GROVE CITY, Pa. (WKBN) – Dangerous, cancer-causing, potentially deadly and stinky. Those were among the reasons around 300 people showed up Wednesday night to argue against a landfill reopening in Mercer County.
No one from the company hoping to reopen Tri-County Landfill spoke at the meeting while we were there. But we did hear from pilots, people who lead recreation runs and even doctors about why it would be a health risk.
The Pennsylvania Department of Environmental Protection spent the night listening to the public on the idea of reopening the landfill. Twenty-eight people signed up to speak before the meeting.
One of the first was Grove City Airport Pilot Stephen Shields.
“It’s unprecedented to have a landfill so close to the runway,” he said. “It’s less than 1.4 miles off the end of the runway, directly under the approach path of the airplane.”
This has nothing to do with smell, but with landing a plane safely. Birds flock to landfills.
“Birds are attracted to trash. That’s why they don’t allow landfills in close proximity to the airport,” Shields said.

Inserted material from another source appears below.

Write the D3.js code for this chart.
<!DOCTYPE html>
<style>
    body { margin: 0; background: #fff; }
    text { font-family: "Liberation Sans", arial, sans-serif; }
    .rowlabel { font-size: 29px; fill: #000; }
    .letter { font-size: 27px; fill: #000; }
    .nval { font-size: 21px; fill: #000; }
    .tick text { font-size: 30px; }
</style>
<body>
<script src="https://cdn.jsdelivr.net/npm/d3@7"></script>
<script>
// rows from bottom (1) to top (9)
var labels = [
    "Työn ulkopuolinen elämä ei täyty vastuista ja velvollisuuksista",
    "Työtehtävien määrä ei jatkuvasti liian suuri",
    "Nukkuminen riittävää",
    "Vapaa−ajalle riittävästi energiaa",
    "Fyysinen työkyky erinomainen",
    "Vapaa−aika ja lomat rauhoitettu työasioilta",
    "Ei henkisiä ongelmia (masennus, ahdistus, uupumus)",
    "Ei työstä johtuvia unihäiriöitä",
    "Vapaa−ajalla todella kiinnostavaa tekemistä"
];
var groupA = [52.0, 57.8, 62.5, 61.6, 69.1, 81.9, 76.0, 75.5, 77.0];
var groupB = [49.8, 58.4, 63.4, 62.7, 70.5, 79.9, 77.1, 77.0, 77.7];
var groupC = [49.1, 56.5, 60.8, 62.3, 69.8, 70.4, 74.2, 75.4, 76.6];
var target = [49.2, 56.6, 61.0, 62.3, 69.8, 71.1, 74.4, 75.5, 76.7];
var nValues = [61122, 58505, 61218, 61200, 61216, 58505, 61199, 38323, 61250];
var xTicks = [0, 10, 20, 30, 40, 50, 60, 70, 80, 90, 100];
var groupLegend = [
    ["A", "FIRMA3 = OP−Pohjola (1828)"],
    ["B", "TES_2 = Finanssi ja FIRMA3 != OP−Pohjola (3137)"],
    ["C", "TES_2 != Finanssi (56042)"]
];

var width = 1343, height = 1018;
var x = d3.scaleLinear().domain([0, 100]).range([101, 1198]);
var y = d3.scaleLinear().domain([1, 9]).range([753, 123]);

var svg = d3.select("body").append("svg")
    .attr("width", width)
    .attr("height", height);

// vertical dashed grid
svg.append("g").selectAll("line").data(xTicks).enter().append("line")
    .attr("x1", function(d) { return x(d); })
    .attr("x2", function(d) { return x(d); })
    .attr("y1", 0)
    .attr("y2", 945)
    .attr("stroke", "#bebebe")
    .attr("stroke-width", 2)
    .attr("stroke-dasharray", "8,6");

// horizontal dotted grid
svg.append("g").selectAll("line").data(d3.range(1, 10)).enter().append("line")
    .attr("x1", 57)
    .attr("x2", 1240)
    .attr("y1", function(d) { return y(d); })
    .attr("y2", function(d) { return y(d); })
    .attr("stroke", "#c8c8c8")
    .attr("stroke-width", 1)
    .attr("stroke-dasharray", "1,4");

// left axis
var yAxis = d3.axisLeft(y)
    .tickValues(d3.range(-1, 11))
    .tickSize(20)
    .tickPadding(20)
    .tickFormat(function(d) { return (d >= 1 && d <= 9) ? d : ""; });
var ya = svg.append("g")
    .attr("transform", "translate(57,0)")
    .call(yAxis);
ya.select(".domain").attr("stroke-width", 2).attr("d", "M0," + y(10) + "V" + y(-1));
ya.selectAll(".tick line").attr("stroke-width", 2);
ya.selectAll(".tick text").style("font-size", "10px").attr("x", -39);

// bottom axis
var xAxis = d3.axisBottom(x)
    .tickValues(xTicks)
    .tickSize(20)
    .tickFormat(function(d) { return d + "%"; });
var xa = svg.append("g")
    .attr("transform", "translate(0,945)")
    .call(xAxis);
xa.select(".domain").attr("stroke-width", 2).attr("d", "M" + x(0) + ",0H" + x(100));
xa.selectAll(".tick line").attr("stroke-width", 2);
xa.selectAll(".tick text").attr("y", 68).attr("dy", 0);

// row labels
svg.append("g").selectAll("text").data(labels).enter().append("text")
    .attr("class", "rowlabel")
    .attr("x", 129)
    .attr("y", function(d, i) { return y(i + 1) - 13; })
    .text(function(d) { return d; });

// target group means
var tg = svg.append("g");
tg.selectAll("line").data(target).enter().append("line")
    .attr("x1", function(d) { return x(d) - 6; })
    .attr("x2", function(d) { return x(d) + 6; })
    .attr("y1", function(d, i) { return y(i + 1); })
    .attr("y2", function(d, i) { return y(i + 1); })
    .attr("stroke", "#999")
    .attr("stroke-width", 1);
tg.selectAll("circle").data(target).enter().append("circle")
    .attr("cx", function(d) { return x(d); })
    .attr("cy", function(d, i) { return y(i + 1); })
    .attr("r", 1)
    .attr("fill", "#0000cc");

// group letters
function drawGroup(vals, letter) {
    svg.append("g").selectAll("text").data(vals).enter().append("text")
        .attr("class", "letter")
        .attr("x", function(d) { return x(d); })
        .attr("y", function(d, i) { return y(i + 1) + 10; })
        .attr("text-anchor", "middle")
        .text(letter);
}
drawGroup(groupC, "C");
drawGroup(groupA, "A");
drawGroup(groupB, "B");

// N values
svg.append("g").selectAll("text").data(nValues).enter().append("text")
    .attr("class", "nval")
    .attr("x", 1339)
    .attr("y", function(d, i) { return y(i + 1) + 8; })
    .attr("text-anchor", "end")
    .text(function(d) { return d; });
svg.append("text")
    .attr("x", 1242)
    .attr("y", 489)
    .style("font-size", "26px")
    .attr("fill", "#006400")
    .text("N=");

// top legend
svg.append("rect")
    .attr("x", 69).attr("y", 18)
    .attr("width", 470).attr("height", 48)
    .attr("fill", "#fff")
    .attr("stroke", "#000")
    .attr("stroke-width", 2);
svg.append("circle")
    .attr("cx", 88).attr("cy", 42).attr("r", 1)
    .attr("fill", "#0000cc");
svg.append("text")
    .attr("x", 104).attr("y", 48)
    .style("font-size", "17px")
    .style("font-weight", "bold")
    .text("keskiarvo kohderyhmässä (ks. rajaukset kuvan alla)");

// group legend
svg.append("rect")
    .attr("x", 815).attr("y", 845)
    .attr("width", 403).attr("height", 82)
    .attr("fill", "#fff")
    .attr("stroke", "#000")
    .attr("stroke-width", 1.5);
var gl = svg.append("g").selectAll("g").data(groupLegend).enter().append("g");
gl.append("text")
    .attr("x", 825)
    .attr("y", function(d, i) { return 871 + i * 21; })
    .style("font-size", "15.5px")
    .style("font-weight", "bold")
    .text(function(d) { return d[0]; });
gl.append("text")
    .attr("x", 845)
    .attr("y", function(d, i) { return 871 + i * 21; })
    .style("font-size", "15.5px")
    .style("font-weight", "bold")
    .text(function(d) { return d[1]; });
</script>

Planes at the Grove City Airport aren’t massive jets. Shields said one bird could be deadly.
“It could bring us down. It could take the airplane and shut down one of the engines.”
The stench of Trash Mountain, as the community nicknamed it, wasn’t at the top of anyone’s list of concerns.
“For the last nine years, I’ve held a race for St. Jude Children’s Research Hospital and it’s only a mile-and-a-half from where this landfill wants to bring in spent foundry sands, fly ash and a whole bunch of other stuff that’s been linked to cancer,” Nathan Depew said.
He said the community has invested a lot in creating safe recreation spaces. The problem, according to most speakers, is not with the trash filling the landfill, it’s with what’s called the cover — what workers will put over each layer of garbage.
“This application also states it will use, as daily cover, the following: fly ash and foundry sands — both of which are carcinogenic — lead-contaminated soils, petroleum-contaminated soils, sewer sludge, acid mine drainage sludge.”
Machines crushing garbage will generate a lot of dust.
“One of their first estimates was 830.4 tons of dust per year,” said.
The landfill has been closed since 1990. This is the fourth time the company which owns the property has tried to reopen it.
We do not know when the DEP will announce it has approved or denied the permit application to get it running again. If approved, it would run six days a week, 24 hours a day.